The Supreme Court on Monday seemed unwilling to block a planned natural gas pipeline that will run from West Virginia under the Appalachian Trail to the Eastern Seaboard.
The Fourth U.S. Circuit Court of Appeals ruled that a federal agency did not have the authority to issue a special-use permit for pipeline construction under the Appalachian Trail. The government and energy companies responsible for the project warn that the ruling effectively turns the trail into a barrier that walls off the East Coast from resource-rich lands in the interior of the country.
"There is no basis in any federal statute to conclude that Congress intended to convert the Appalachian Trail into a 2,200-mile barrier separating critical natural resources from the Eastern Seaboard," the energy companies told the justices in legal briefs.
The project at issue Monday is called the Atlantic Coast Pipeline. Developers say the pipeline is necessary to meet both soaring energy demands and public interest in clean-burning fuel. If constructed, the pipeline would carry natural gas approximately 600 miles from Harrison County, W.Va., to Virginia and North Carolina. The pipeline crosses beneath the Appalachian Trail southwest of Charlottesville, Va., in the George Washington National Forest (GWNF).
The legal question in Monday's case is highly technical, asking which agency is in charge of the trail. The U.S. Forest Service issued a special-use permit to construct the pipeline under the trail pursuant to its jurisdiction over the GWNF.
The Fourth Circuit said that permit is invalid, citing a 1968 law that gives the National Park Service (NPS) administrative authority over the trail. Pipelines cannot be built across national parklands without an act of Congress.
Now before the High Court, the Trump administration and the energy companies say the 1968 law did not transform the entire trail—which runs from Maine to Georgia across federal, state, and private property—into national parklands. The trail, they say, is merely a right-of-way across lands owned by different parties.
Justice Elena Kagan said the government and the developers were drawing a distinction between the trail itself and the land it runs on, which is difficult to parse.
"When you walk on the trail, when you bike on the trail, when you backpack on the trail, you're backpacking and biking and walking on land, aren't you?" Kagan asked Anthony Yang, who argued the case for the government.
"You find yourself wrapped up in these strange locutions about the trail traversing land," Kagan said.
Paul Clement, a lawyer representing the energy companies, told the justices that the NPS also administers a trail in Alabama commemorating a 1965 voting rights march called the Selma to Montgomery National Historic Trail. If the Fourth Circuit decision is right, Clement said, then parts of both cities are actually in the national park system.
"If that trail is [considered] land in the Park Service because we just can't get our head around the idea that trails are different from land, then parts of downtown Selma [and] downtown Montgomery are lands of the National Park Service," Clement said.
Chief Justice John Roberts seemed to agree with Yang and Clement, saying the Fourth Circuit's decision erected "an impermeable barrier."

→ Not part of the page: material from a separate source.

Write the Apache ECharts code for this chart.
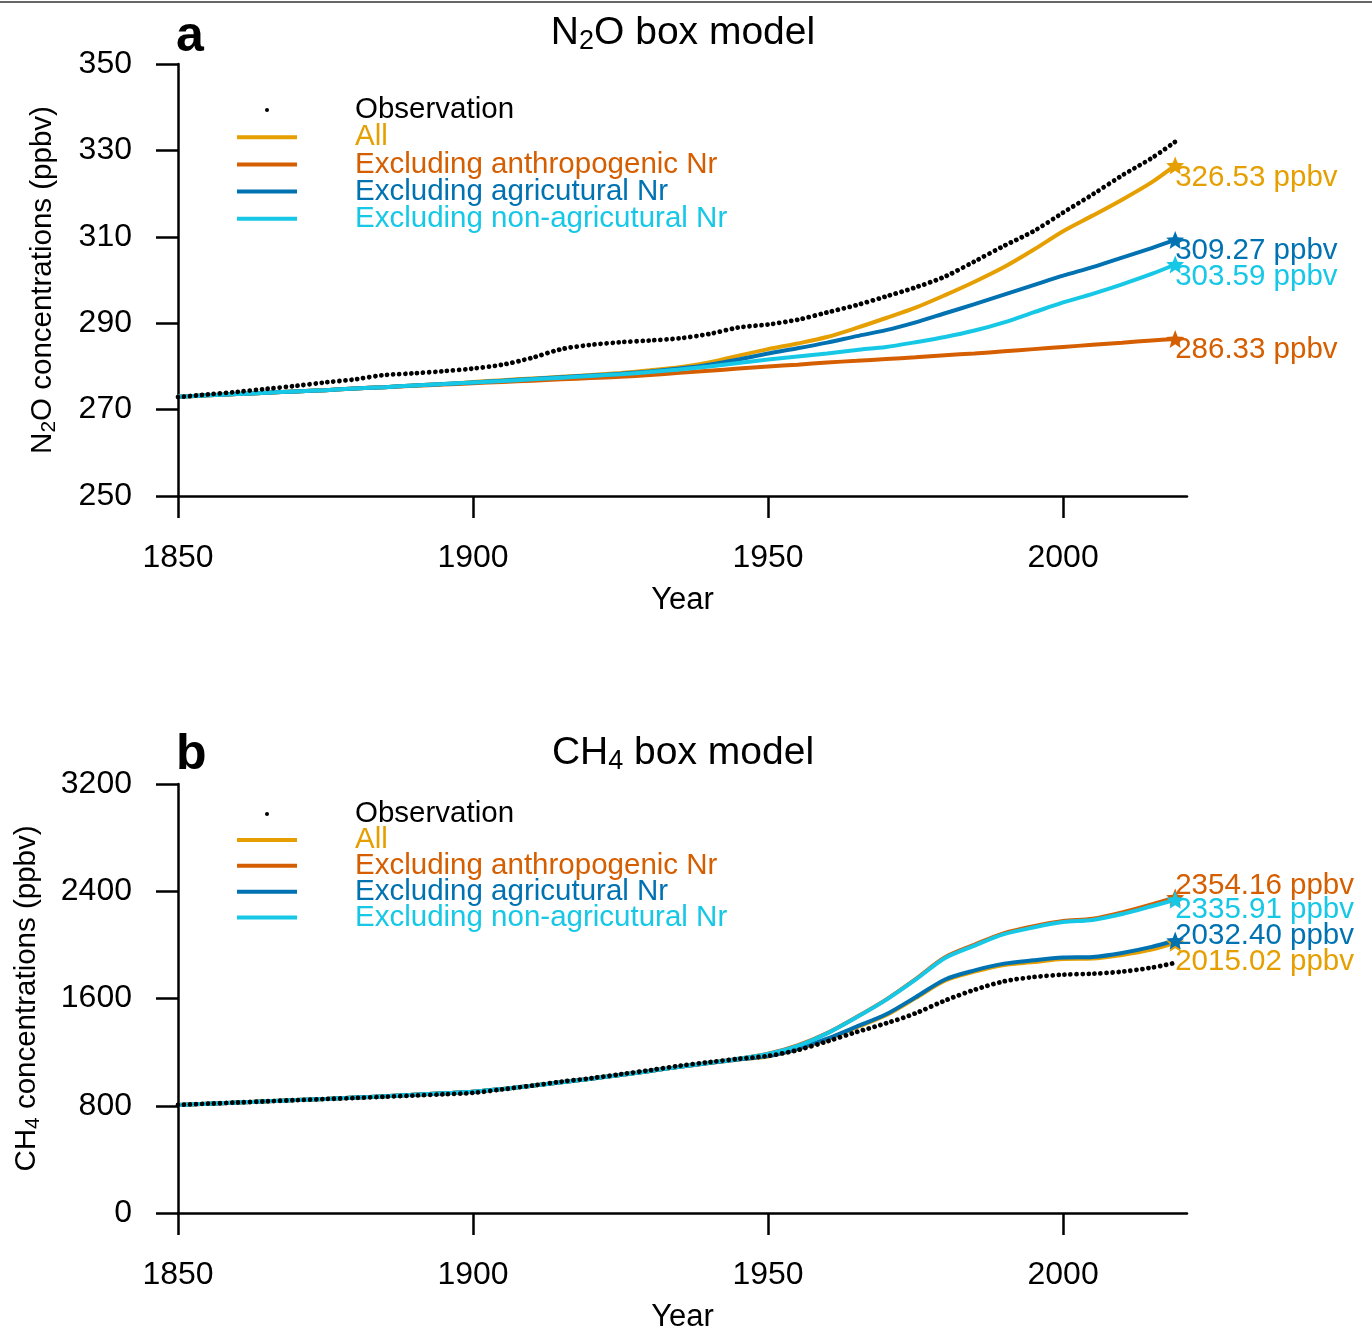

"It really does erect an impermeable barrier to any pipeline from the area where the natural gas [and] those resources are located and to the area east of it where there's more of a need for them," Roberts said.
The Atlantic Coast Pipeline is a subterranean project. If constructed, it would sit about 700 feet below the surface. Justices Stephen Breyer and Samuel Alito seemed to think that was significant, telegraphing a possible ruling on narrower grounds.
"Why can't we just say that the trail is on the surface and something that happens 600 feet below the surface is not the trail?" Alito asked.
A ruling for the government and the developers might not immediately clear the way for the completion of the Atlantic pipeline. The Fourth Circuit has also ruled that the government did not study landslide risks or alternative routes closely enough before authorizing the project. Those issues must be resolved before work on the project can begin.
The Commonwealth of Virginia submitted a brief to the justices opposing the project, saying the pipeline "threatens some of Virginia's most valued natural sites."
A decision is expected by June. The case is No. 18-1584 U.S. Forest Service v. Cowpasture.